What does a party enforce when it turns on its own incumbents over a map? In the 2026 Indiana primary election results, seven Republican congressional races carried Trump endorsements for challengers, each one aimed at an incumbent who had voted against a redistricting measure designed to flip two additional House seats. The punishments arrived on schedule. But the question worth asking has nothing to do with whether Trump's picks won or lost. It has to do with what kind of political organization treats a tactical disagreement about district lines as grounds for expulsion.

Most analysis of the Indiana election results has fixated on scorekeeping: which incumbents survived, which endorsements stuck, how much money flowed where. That framing reduces a structural rupture to a box score. The redistricting vote itself was a narrow tactical play to gain two midterm seats. The incumbents who opposed it had defensible local reasons. Yet the base's willingness to treat that opposition as disqualifying tells you something scorekeeping cannot. It tells you the internal logic of the Republican Party has changed so thoroughly that a generation of political professionals missed it happening. Patrick Ruffini spent years documenting exactly that change, and his book, *Party of the People*, is the sharpest available account of the forces behind it.

Ruffini's argument is built on precinct-level data, not personality analysis. The Republican Party's center of gravity has shifted away from college-educated white voters and toward a working-class, multiracial coalition that consolidated across the 2016 and 2020 presidential cycles. Seven in ten American voters belong to demographic groups that have trended rightward over those two elections. The groups trending leftward, primarily whites with college degrees, account for fewer than three in ten.

That arithmetic alone explains why party discipline now flows upward from the base, and why elected officials who think like strategists can find themselves at odds with the coalition they represent. The book starts with a confession.
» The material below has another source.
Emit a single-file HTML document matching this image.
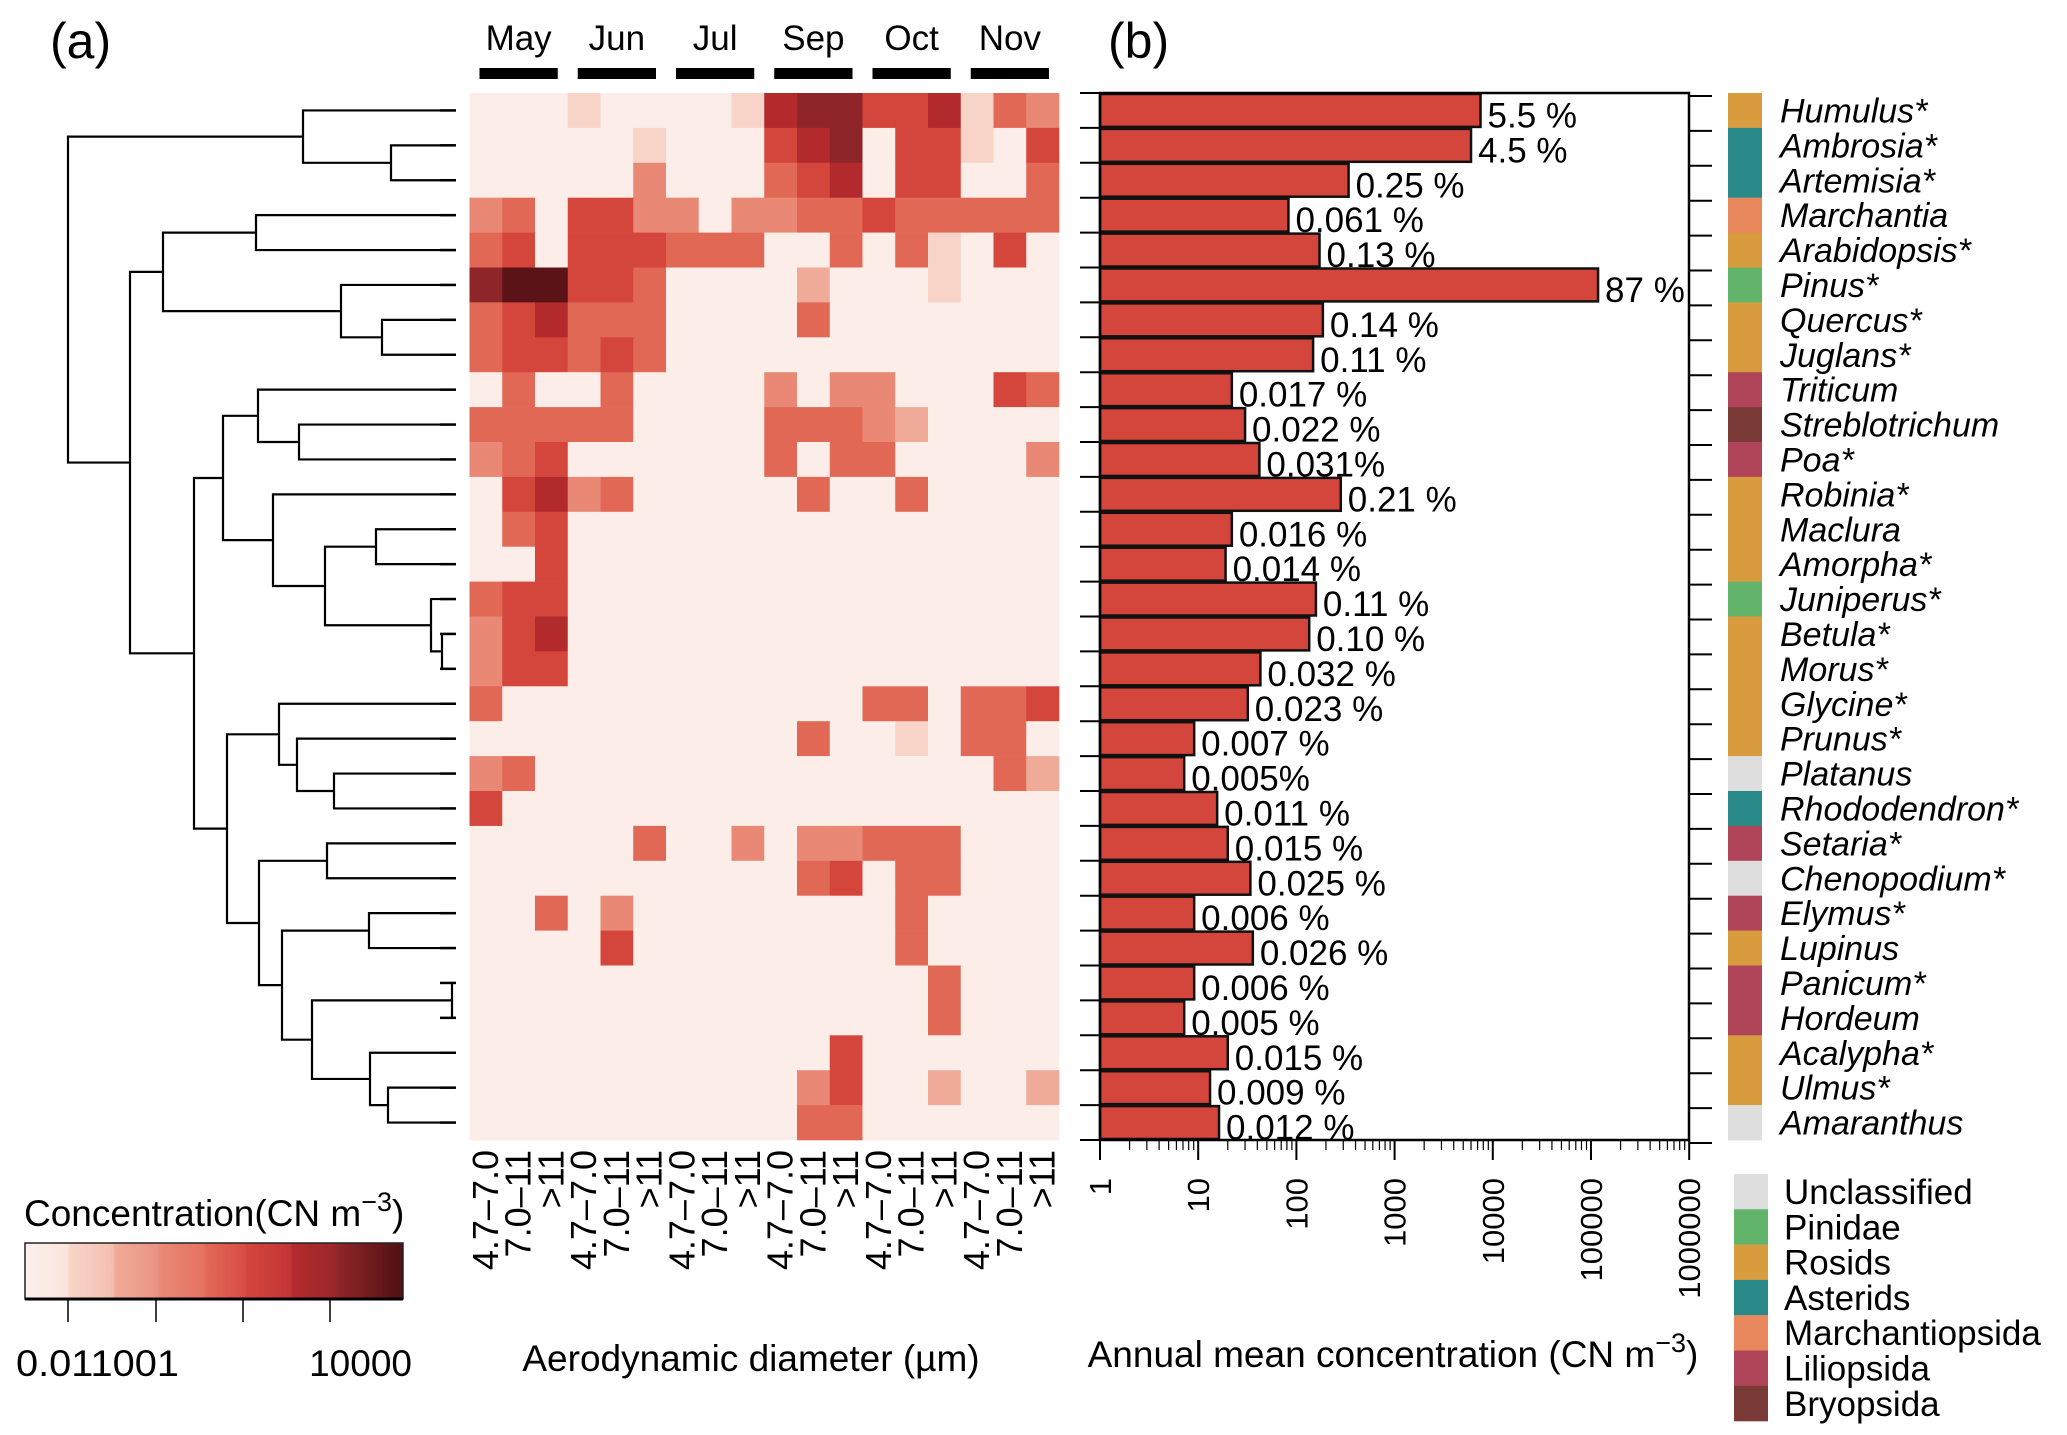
<!DOCTYPE html>
<html><head><meta charset="utf-8"><style>
html,body{margin:0;padding:0;background:#fff;}
svg{display:block;font-family:"Liberation Sans",sans-serif;}
</style></head><body>
<svg id="fig" width="2067" height="1435" viewBox="0 0 2067 1435" xmlns="http://www.w3.org/2000/svg">
<defs>
<linearGradient id="cbar" x1="0" x2="1" y1="0" y2="0">
<stop offset="0" stop-color="#fdf0ec"/><stop offset="0.11" stop-color="#fbe4dc"/>
<stop offset="0.12" stop-color="#f8d4c8"/><stop offset="0.23" stop-color="#f4c0b2"/>
<stop offset="0.24" stop-color="#f0aa98"/><stop offset="0.35" stop-color="#ea9482"/>
<stop offset="0.36" stop-color="#e88875"/><stop offset="0.47" stop-color="#e47462"/>
<stop offset="0.48" stop-color="#e26856"/><stop offset="0.58" stop-color="#d84e44"/>
<stop offset="0.59" stop-color="#d4453c"/><stop offset="0.7" stop-color="#c33636"/>
<stop offset="0.71" stop-color="#b32a2d"/><stop offset="0.82" stop-color="#9a282b"/>
<stop offset="0.83" stop-color="#8e2629"/><stop offset="0.92" stop-color="#6e1a1e"/>
<stop offset="1" stop-color="#4e1014"/>
</linearGradient>
</defs>
<text x="50" y="58" font-size="50">(a)</text>
<text x="1108" y="58" font-size="50">(b)</text>
<g id="dendro"></g>
<g id="heat"></g>
<g id="months"></g>
<g id="xlabs"></g>
<text x="751" y="1371" font-size="37" text-anchor="middle">Aerodynamic diameter (µm)</text>
<g>
<text x="24" y="1226" font-size="37">Concentration(CN m<tspan baseline-shift="super" font-size="27">−3</tspan>)</text>
<rect x="25" y="1243" width="378" height="56" fill="url(#cbar)" stroke="#222" stroke-width="1.5"/>
<line x1="25" y1="1299" x2="403" y2="1299" stroke="#000" stroke-width="3"/>
<g id="cticks"></g>
<text x="16" y="1376" font-size="37" textLength="163" lengthAdjust="spacingAndGlyphs">0.011001</text>
<text x="412" y="1376" font-size="37" text-anchor="end">10000</text>
</g>
<g id="bars"></g>
<g id="legend"></g>
<text x="1393" y="1367" font-size="37" text-anchor="middle">Annual mean concentration (CN m<tspan baseline-shift="super" font-size="27">−3</tspan>)</text>
</svg>
<script>
// ---------- data ----------
const months = ["May","Jun","Jul","Sep","Oct","Nov"];
const sizeBins = ["4.7–7.0","7.0–11",">11"];
const species = ["Humulus*","Ambrosia*","Artemisia*","Marchantia","Arabidopsis*","Pinus*","Quercus*","Juglans*","Triticum","Streblotrichum","Poa*","Robinia*","Maclura","Amorpha*","Juniperus*","Betula*","Morus*","Glycine*","Prunus*","Platanus","Rhododendron*","Setaria*","Chenopodium*","Elymus*","Lupinus","Panicum*","Hordeum","Acalypha*","Ulmus*","Amaranthus"];
const speciesClass = ["R","A","A","M","R","P","R","R","L","B","L","R","R","R","P","R","R","R","R","U","A","L","U","L","R","L","L","R","R","U"];
const annualMean = [7500,6000,340,83,172,118000,186,148,22,30,42,283,22,19,158,135,43,32,9.1,7.2,15.6,20,34,9.1,36,9.1,7.2,20,13.2,16.3];
const pctLabels = ["5.5 %","4.5 %","0.25 %","0.061 %","0.13 %","87 %","0.14 %","0.11 %","0.017 %","0.022  %","0.031%","0.21 %","0.016 %","0.014 %","0.11 %","0.10 %","0.032 %","0.023 %","0.007  %","0.005%","0.011 %","0.015 %","0.025 %","0.006 %","0.026 %","0.006 %","0.005 %","0.015 %","0.009 %","0.012 %"];
const xTicks = [1,10,100,1000,10000,100000,1000000];
const heat = [
[0,0,0,1,0,0,0,0,1,6,7,7,5,5,6,1,4,3],
[0,0,0,0,0,1,0,0,0,5,6,7,0,5,5,1,0,5],
[0,0,0,0,0,3,0,0,0,4,5,6,0,5,5,0,0,4],
[3,4,0,5,5,3,3,0,3,3,4,4,5,4,4,4,4,4],
[4,5,0,5,5,5,4,4,4,0,0,4,0,4,1,0,5,0],
[7,8,8,5,5,4,0,0,0,0,2,0,0,0,1,0,0,0],
[4,5,6,4,4,4,0,0,0,0,4,0,0,0,0,0,0,0],
[4,5,5,4,5,4,0,0,0,0,0,0,0,0,0,0,0,0],
[0,4,0,0,4,0,0,0,0,3,0,3,3,0,0,0,5,4],
[4,4,4,4,4,0,0,0,0,4,4,4,3,2,0,0,0,0],
[3,4,5,0,0,0,0,0,0,4,0,4,4,0,0,0,0,3],
[0,5,6,3,4,0,0,0,0,0,4,0,0,4,0,0,0,0],
[0,4,5,0,0,0,0,0,0,0,0,0,0,0,0,0,0,0],
[0,0,5,0,0,0,0,0,0,0,0,0,0,0,0,0,0,0],
[4,5,5,0,0,0,0,0,0,0,0,0,0,0,0,0,0,0],
[3,5,6,0,0,0,0,0,0,0,0,0,0,0,0,0,0,0],
[3,5,5,0,0,0,0,0,0,0,0,0,0,0,0,0,0,0],
[4,0,0,0,0,0,0,0,0,0,0,0,4,4,0,4,4,5],
[0,0,0,0,0,0,0,0,0,0,4,0,0,1,0,4,4,0],
[3,4,0,0,0,0,0,0,0,0,0,0,0,0,0,0,4,2],
[5,0,0,0,0,0,0,0,0,0,0,0,0,0,0,0,0,0],
[0,0,0,0,0,4,0,0,3,0,3,3,4,4,4,0,0,0],
[0,0,0,0,0,0,0,0,0,0,4,5,0,4,4,0,0,0],
[0,0,4,0,3,0,0,0,0,0,0,0,0,4,0,0,0,0],
[0,0,0,0,5,0,0,0,0,0,0,0,0,4,0,0,0,0],
[0,0,0,0,0,0,0,0,0,0,0,0,0,0,4,0,0,0],
[0,0,0,0,0,0,0,0,0,0,0,0,0,0,4,0,0,0],
[0,0,0,0,0,0,0,0,0,0,0,5,0,0,0,0,0,0],
[0,0,0,0,0,0,0,0,0,0,3,5,0,0,2,0,0,2],
[0,0,0,0,0,0,0,0,0,0,4,4,0,0,0,0,0,0]
];
const legendNames = ["Unclassified","Pinidae","Rosids","Asterids","Marchantiopsida","Liliopsida","Bryopsida"];
const legendKeys = ["U","P","R","A","M","L","B"];
const tree = [68,[303,0,[391,1,2]],[130,[163,[256,3,4],[341,5,[382,6,7]]],[194,[223,[258,8,[299,9,10]],[273,11,[325,[376,12,13],[431,14,[442,15,16]]]]],[227,[279,17,[297,18,[334,19,20]]],[259,[327,21,22],[282,[369,23,24],[312,[452,25,26],[370,27,[388,28,29]]]]]]]]];

// ---------- styles ----------
const levelColors = ["#fdede9","#f8d4c8","#f0aa98","#e88875","#e26856","#d4453c","#b32a2d","#8e2629","#5c1318"];
const classColors = {U:"#dedede",P:"#62b46a",R:"#d89c3e",A:"#2a8a8a",M:"#e8885c",L:"#b0455a",B:"#7a3a38"};
const NS = "http://www.w3.org/2000/svg";
function mk(parent, tag, attrs, text){
  const e = document.createElementNS(NS, tag);
  for (const k in attrs) e.setAttribute(k, attrs[k]);
  if (text !== undefined) e.textContent = text;
  parent.appendChild(e); return e;
}
const top0 = 93, rowH = 34.9;
const heatX0 = 469.5, colW = 32.75;
const rowY = i => top0 + rowH * i;
const rowC = i => top0 + rowH * (i + 0.5);
const logX = v => 1100 + 98.2 * Math.log10(v);

// ---------- heatmap ----------
const gh = document.getElementById('heat');
heat.forEach((row, r) => row.forEach((lv, c) => {
  const el = mk(gh, 'rect', {x: heatX0 + c*colW, y: rowY(r), width: colW+0.3, height: rowH+0.3, fill: levelColors[lv]});
  
  
}));
heat.forEach((row, r) => {
  const t = mk(gh, 'line', {x1: 440, x2: 456, y1: rowC(r), y2: rowC(r), stroke: '#000', 'stroke-width': 2.5});
  
  
});

// ---------- months ----------
const gm = document.getElementById('months');
months.forEach((m, i) => {
  const x0 = heatX0 + i*3*colW;
  const t = mk(gm, 'text', {x: x0 + 1.5*colW, y: 50, 'font-size': 35, 'text-anchor': 'middle'}, m);
  
  
  const b = mk(gm, 'rect', {x: x0 + 10, y: 68, width: 3*colW - 20, height: 11, fill: '#000'});
  
  
});

// ---------- x labels ----------
const gx = document.getElementById('xlabs');
for (let c = 0; c < 18; c++) {
  const cx = heatX0 + (c + 0.5)*colW + 12;
  const t = mk(gx, 'text', {x: 0, y: 0, 'font-size': 36, 'text-anchor': 'end', transform: `translate(${cx},1150) rotate(-90)`}, sizeBins[c % 3]);
  
  
}

// ---------- dendrogram ----------
const gd = document.getElementById('dendro');
const leafX = 455;
function draw(node){
  if (typeof node === 'number') return {x: leafX, y: rowC(node)};
  const [hx, l, r] = node;
  const a = draw(l), b = draw(r);
  const p = mk(gd, 'path', {d: `M${a.x},${a.y}H${hx}V${b.y}H${b.x}`, fill: 'none', stroke: '#000', 'stroke-width': 2.2});
  
  
  return {x: hx, y: (a.y + b.y)/2};
}
draw(tree);

// ---------- color key ticks ----------
const gc = document.getElementById('cticks');
[68,156,243,330].forEach(x => {
  const l = mk(gc, 'line', {x1: x, x2: x, y1: 1300, y2: 1322, stroke: '#000', 'stroke-width': 1.5});
  
  
});

// ---------- bar chart ----------
const gb = document.getElementById('bars');
const boxL = 1100, boxR = 1689, boxB = rowY(30);
annualMean.forEach((v, i) => {
  const xe = logX(v);
  const b = mk(gb, 'rect', {x: boxL, y: rowY(i)+1, width: xe - boxL, height: rowH - 2, fill: '#d4453c', stroke: '#111', 'stroke-width': 2.5});
  
  
});
annualMean.forEach((v, i) => {
  const xe = logX(v);
  const t = mk(gb, 'text', {x: xe + 7, y: rowC(i) + 17, 'font-size': 35}, pctLabels[i]);
  
  
});
mk(gb, 'rect', {x: boxL, y: top0, width: boxR - boxL, height: boxB - top0, fill: 'none', stroke: '#000', 'stroke-width': 2.5});
for (let i = 0; i <= 30; i++) {
  const y = rowY(i);
  const l1 = mk(gb, 'line', {x1: 1080, x2: boxL, y1: y, y2: y, stroke: '#000', 'stroke-width': 2});
  
  
  const l2 = mk(gb, 'line', {x1: boxR, x2: 1712, y1: y + 3, y2: y + 3, stroke: '#000', 'stroke-width': 2});
  
  
}
xTicks.forEach((v, k) => {
  const x = logX(v);
  const l = mk(gb, 'line', {x1: x, x2: x, y1: boxB, y2: boxB + 20, stroke: '#000', 'stroke-width': 2});
  
  
  const t = mk(gb, 'text', {x: 0, y: 0, 'font-size': 31, 'text-anchor': 'end', transform: `translate(${x + 11},1178) rotate(-90)`}, String(v));
  
  
  if (k < xTicks.length - 1) {
    for (let m = 2; m <= 9; m++) {
      const xm = logX(v*m);
      const ml = mk(gb, 'line', {x1: xm, x2: xm, y1: boxB, y2: boxB + 10, stroke: '#000', 'stroke-width': 1.2});
      
      
    }
  }
});

// ---------- species strip & labels ----------
species.forEach((s, i) => {
  const r = mk(gb, 'rect', {x: 1728, y: rowY(i), width: 34, height: rowH + 0.5, fill: classColors[speciesClass[i]]});
  
  
  const t = mk(gb, 'text', {x: 1780, y: rowC(i) + 12, 'font-size': 34, 'font-style': 'italic'}, s);
  
  
});

// ---------- legend ----------
const gl = document.getElementById('legend');
legendNames.forEach((n, i) => {
  const y = 1174 + i*35.3;
  const r = mk(gl, 'rect', {x: 1734, y: y, width: 34, height: 35.5, fill: classColors[legendKeys[i]]});
  
  
  const t = mk(gl, 'text', {x: 1784, y: y + 30, 'font-size': 35}, n);
  
  
});
</script>
</body></html>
Ruffini, a Republican pollster and targeting specialist, acknowledges that he and virtually every other analyst misread the 2016 election, then overcorrected and misread 2020 in the opposite direction. Trump lost the presidency in 2020, yet gained twelve million votes over his 2016 total and assembled the most racially diverse Republican presidential coalition in modern history.

Ruffini uses that paradox as a forcing function, a reason to abandon comfortable assumptions about who votes Republican and why. His explanations center on education polarization and the declining hold of traditional conservative policy litmus tests. The voter he describes cares less about supply-side tax cuts than about cultural belonging and a sense that the party speaks in a register that sounds like home. This is where the book's strengths and blind spots both become visible. Ruffini's demographic accounting is careful and specific. He traces Republican gains among non-college-educated Hispanic, Black, and Asian American voters precinct by precinct, and the granularity complicates easy stories on every side. Democrats who treat minority voters as a permanent lock are misreading the evidence. But Ruffini's own framing sometimes slides toward a mirror-image overconfidence, treating the realignment as though it will settle into a stable new equilibrium on its own. It won't, or at least it hasn't yet. A coalition held together by cultural grievance and loyalty to a single figure is volatile in ways a policy-organized coalition is not. The 2026 Indiana redistricting fight makes the problem concrete: incumbents who voted against the map were making a defensible strategic calculation, and the base's eagerness to override it suggests a party where strategic thinking by elected officials is itself becoming a liability. Ruffini identifies the forces producing this dynamic with precision. He could push harder on whether those forces are self-limiting. What the book does well, and what makes it useful right now, is connect local outcomes to national patterns without flattening the differences. A primary result in Indiana and a turnout surprise in South Texas emerge from the same demographic pressures, but they play out differently depending on local population mix, candidate quality, and the issue that happens to be on the table. That specificity is rare in books about electoral politics, which tend to prefer sweeping narratives over the parish-by-parish work of showing how votes actually move.

*Party of the People* does not resolve every tension it surfaces, and some of Ruffini's confidence about the durability of this new coalition feels like it was written before a night like Indiana's made the cracks harder to ignore. But if you want to understand why a procedural redistricting vote can trigger an intraparty purge, his data is the clearest starting point available. The book turns scattered election-night surprises into a coherent pattern. Whether that pattern can survive its own internal contradictions is the question the 2026 Indiana election results have just made louder.